Рыжий клоун, похожий на потрепанного жизнью Рональда Макдональда, сидит в импровизированной песочнице, наблюдает за проецируемым на ее дно видеоартом.
За его спиной во всю стену растянута работа фотографа из «Группы быстрого реагирования» Сергея Браткова – злая сатира из серии «Шапито Moscow»: на фотографиях гастарбайтеры в желтых комбинезонах и красноносые выпивохи предстают в роли клоунов, бездомные собаки – дрессированными хищниками, а Москва – ареной цирка, не знающего своего конца и края.
Выставка «Игра в цирк» в Московском музее современного искусства соединила в себе довольно сильные работы московского концептуалиста Виктора Пивоварова, напоминающую апокалиптический карнавал живопись Моисея Фейгина (ученик Любови Поповой и последний участник группы «Бубновый валет»), иллюстрации Марка Шагала и мрачные абстракции митька Константина Батынкова. Нашлось место и многометровому полотну Церетели, гримасничающий клоун которого, кажется, воплощает собой не радость бытия, а, как и его знаменитый истукан Петр I, имперские амбиции.
Цирк и его атрибуты принято считать антонимами высокого искусства, хотя он его основа.
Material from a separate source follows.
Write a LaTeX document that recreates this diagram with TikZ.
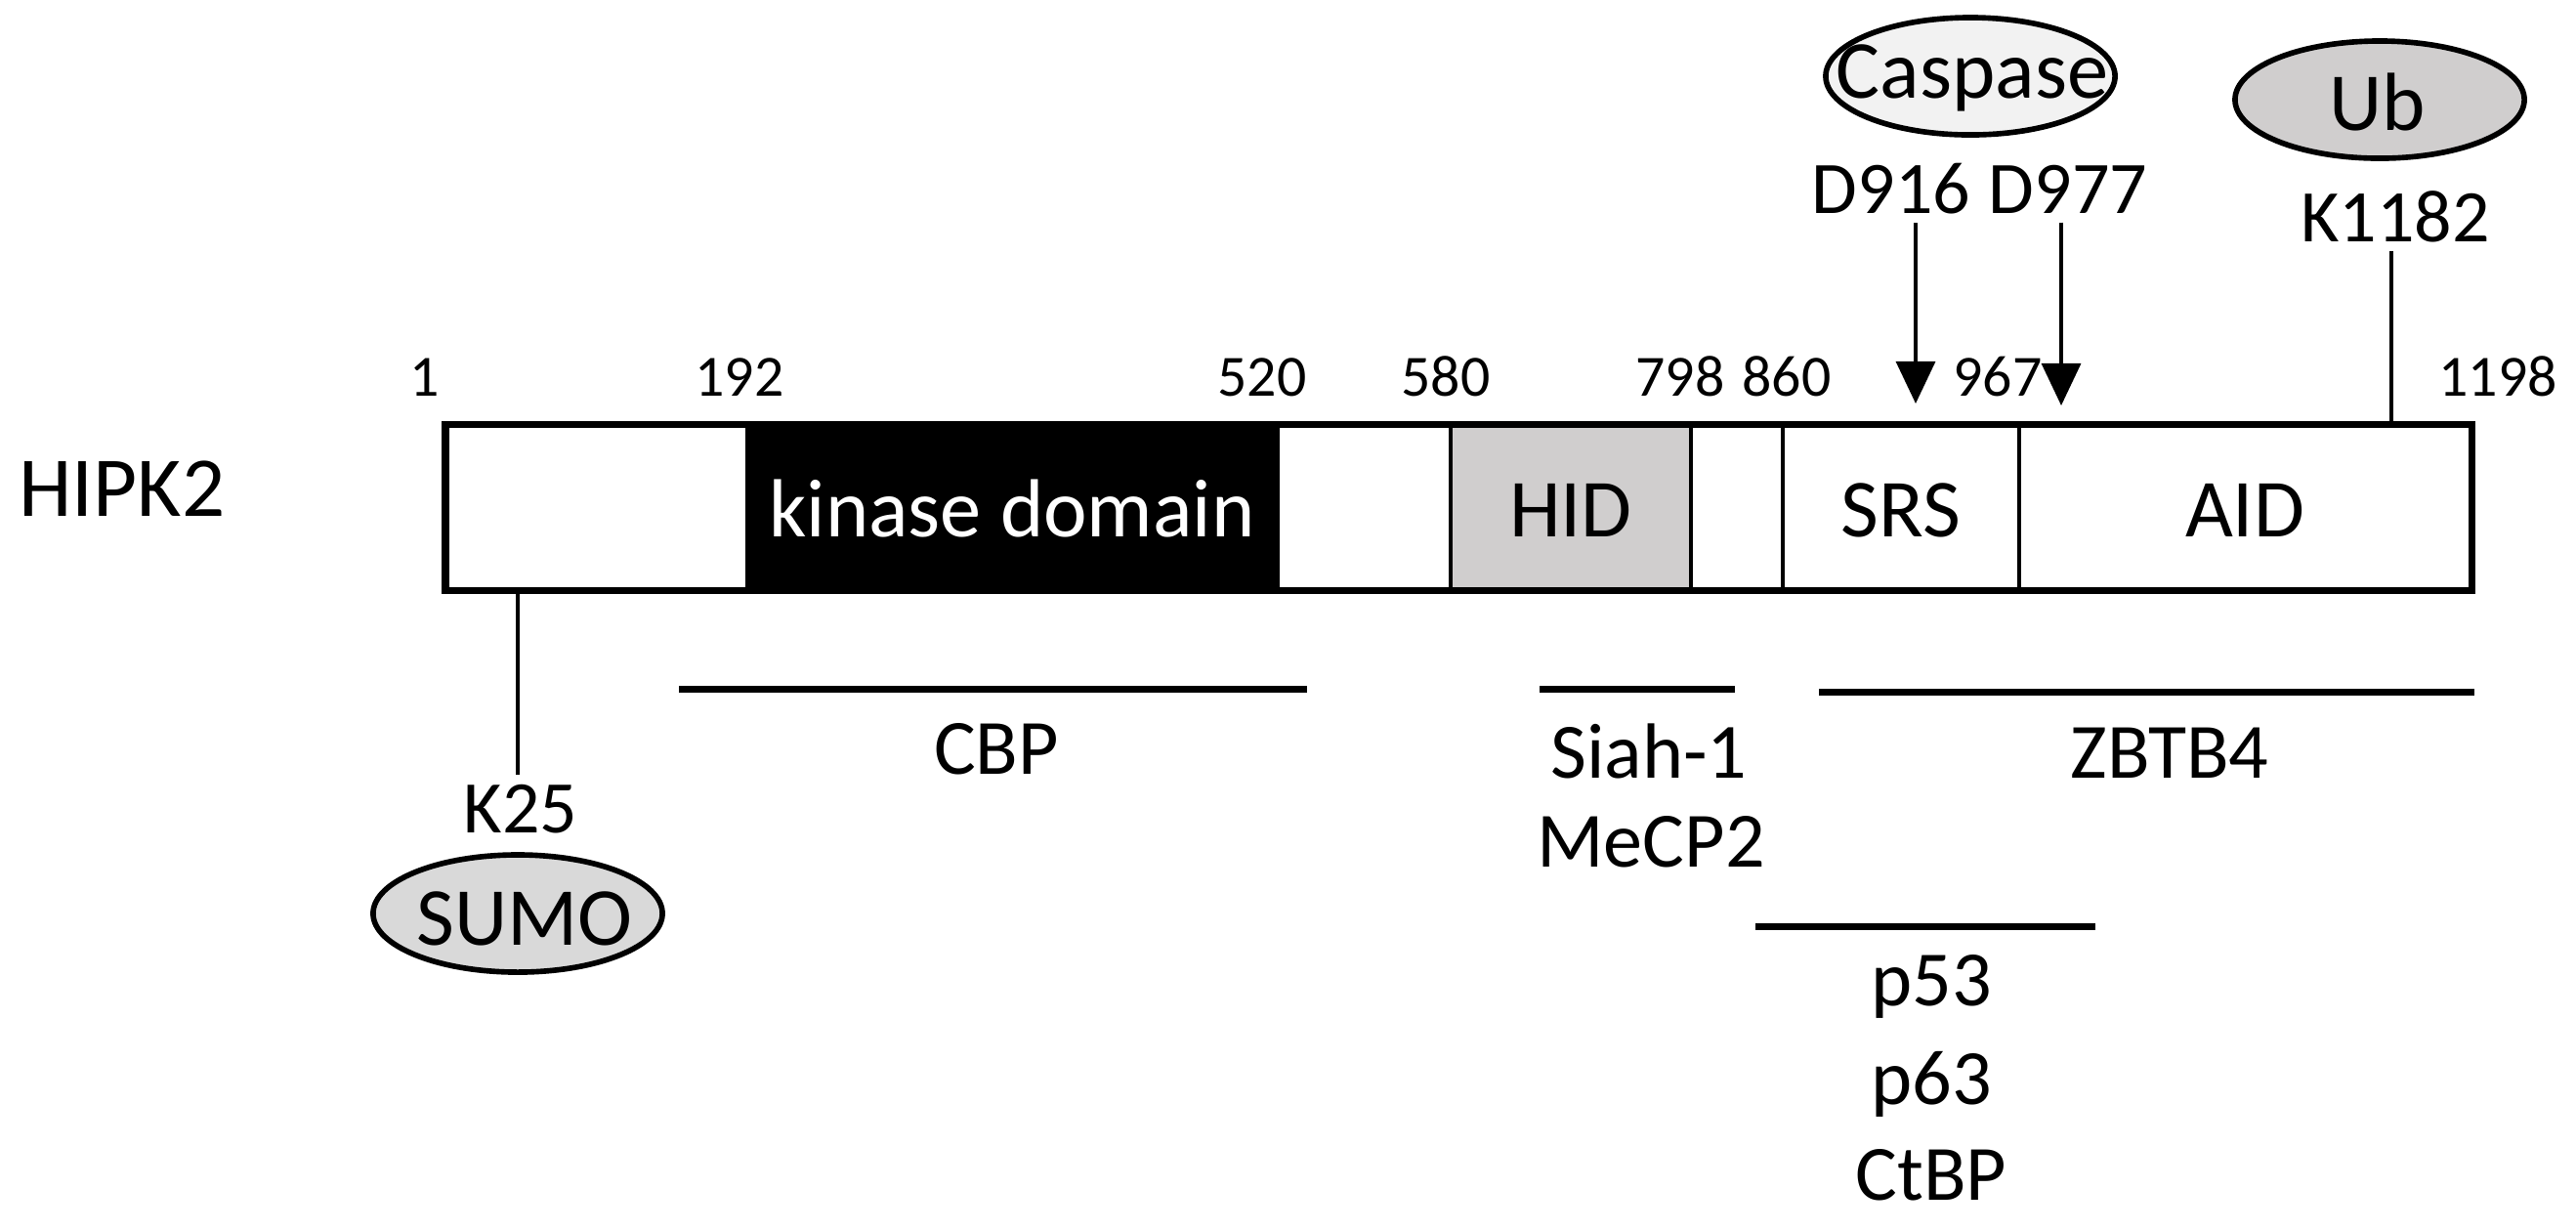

Средневековый карнавал, из которого и вырос цирк, – это гибрид первозданного хаоса и «праздника дураков». Он чурается красоты и часто обходится вовсе без сюжета.
Вот и у Фейгина, например, цирк всегда пляска смерти, Родченко видит в нем следы античного героического театра, а классику наивного искусства Павлу Леонову он представляется не знающим грехопадения универсумом, в котором благостные звери и люди танцуют и поют.
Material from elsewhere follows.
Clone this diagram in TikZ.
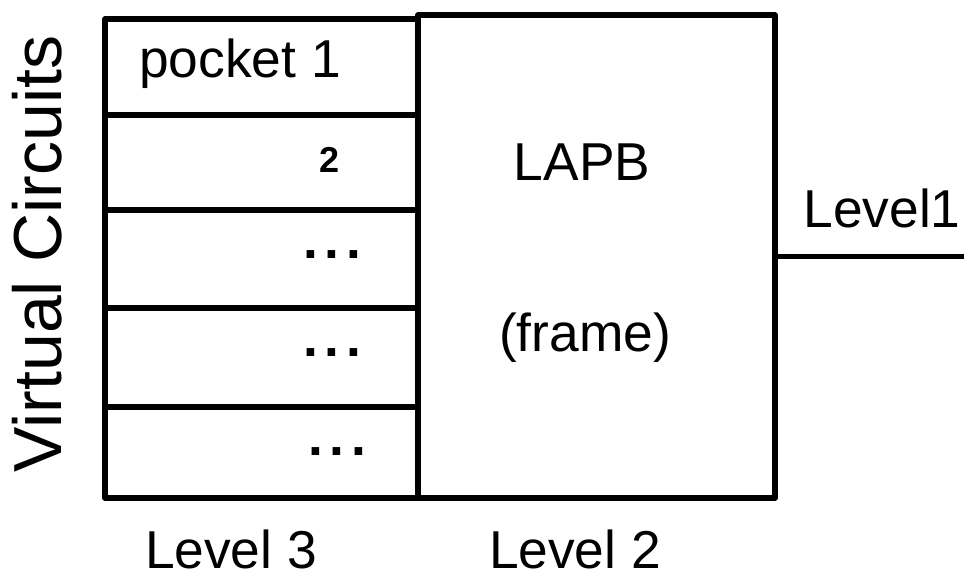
\documentclass[tikz,border=0pt]{standalone}
\usepackage{fontspec}
\setmainfont{Liberation Sans}
\begin{document}
\begin{tikzpicture}[x=0.75pt,y=-0.75pt,
  cell/.style={draw,line width=4pt,line join=round,inner sep=0pt,outer sep=0pt,
    minimum width=234.75pt},
  bigbox/.style={draw,line width=4pt,line join=round,inner sep=0pt,outer sep=0pt,
    minimum width=267.75pt,minimum height=362.25pt},
  wire/.style={line width=4pt,line cap=round},
  txt/.style={inner sep=0pt,font=\fontsize{40}{48}\selectfont},
  small/.style={inner sep=0pt,font=\fontsize{27}{32}\selectfont\bfseries},
  dots/.style={inner sep=0pt,font=\fontsize{40}{48}\selectfont\bfseries},
  side/.style={inner sep=0pt,font=\fontsize{51}{60}\selectfont,rotate=90}]
\useasboundingbox (0,0) rectangle (964,579);

% stack of virtual-circuit cells (level 3)
\node[cell,minimum height=72pt]    (c1) at (261.5,67)    {};
\node[cell,minimum height=71.25pt] (c2) at (261.5,162.5) {};
\node[cell,minimum height=73.5pt]  (c3) at (261.5,259)   {};
\node[cell,minimum height=74.25pt] (c4) at (261.5,357.5) {};
\node[cell,minimum height=68.25pt] (c5) at (261.5,452.5) {};

% link-level box (level 2)
\node[bigbox] (lapb) at (596.5,256.5) {};

% physical line (level 1)
\coordinate (wireend) at (964,256.5);
\draw[wire] (lapb.east) -- (wireend);

% cell labels
\node[txt,anchor=base] (p1) at (240,77) {pocket 1};
\node[small] (p2) at (330,160) {2};
\node[dots] (d3) at (332,255) {.\hspace{5pt}.\hspace{5pt}.};
\node[dots] (d4) at (332,353) {.\hspace{5pt}.\hspace{5pt}.};
\node[dots] (d5) at (337,452) {.\hspace{5pt}.\hspace{5pt}.};

% box labels
\node[txt,anchor=base] (lapbt) at (582,180) {LAPB};
\node[txt] (frame) at (585,338) {(frame)};
\node[txt,anchor=base] (lev1) at (882,227) {Level1};
\node[txt,anchor=base] (lev3) at (231,568) {Level 3};
\node[txt,anchor=base] (lev2) at (575,568) {Level 2};
\node[side] (vc) at (37,254) {Virtual Circuits};
\end{tikzpicture}
\end{document}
Однако в современном мире, в котором развлечение стало ходовым товаром, цирк был вытеснен в культурное гетто такими монстрами индустрии, как, например, «Цирк дю Солей». На фоне массового шоу, граничащего одновременно с эффектным голливудским боевиком и диснеевским мультфильмом про принцесс,
он стал ассоциироваться с пихающими друг друга в бок клоунами и одноколесными велосипедами – эмоционально бедным и нехитрым досугом для простодушных.
На выставке в ММСИ предприняли робкую попытку этот стереотип разрушить, подчинив кураторскую идею этому намерению и повесив рядом, например, произведения Натальи Нестеровой и Олега Кулика.
Но, увы, выбранная форма в данном случае заслонила содержание, сквозь которое с трудом пробиваются истощенные художественные переживания.
Как ни крути, музейному пространству чужд цирковой кураж, поэтому на выставке в ММСИ чувство дискомфорта ощущают, кажется, даже экспонаты. Водруженный среди декоративного варварства «Цирк» Батынкова, арена которого больше походит на мясорубку или жерло вулкана, смотрится неказистой афишей, шепотом приглашающей на непопулярное представление. Переполненный длинноносыми туфлями, красными носами и прочей традиционной цирковой бижутерией зал, имитирующий творческий хаос реальной гримерки, напоминает ненароком оставленное открытым подсобное помещение.
А камера два на два метра, названная балаганом, – детскую спаленку в буржуазном доме.
При этом «Игра в цирк» имеет амбиции бестселлера от выставочного мира. Смонтированная из отдельных живых эпизодов, она совершенно непригодна для медленного, вдумчивого смотрения и существует где-то на стыке между декоративной реальностью и сферой бессознательного. Представленные здесь художники перерастают навязанную им форму, обнажая спрятанный глубоко под кожей опрятной плакатной живописи фарс всего происходящего и ужас перед ним.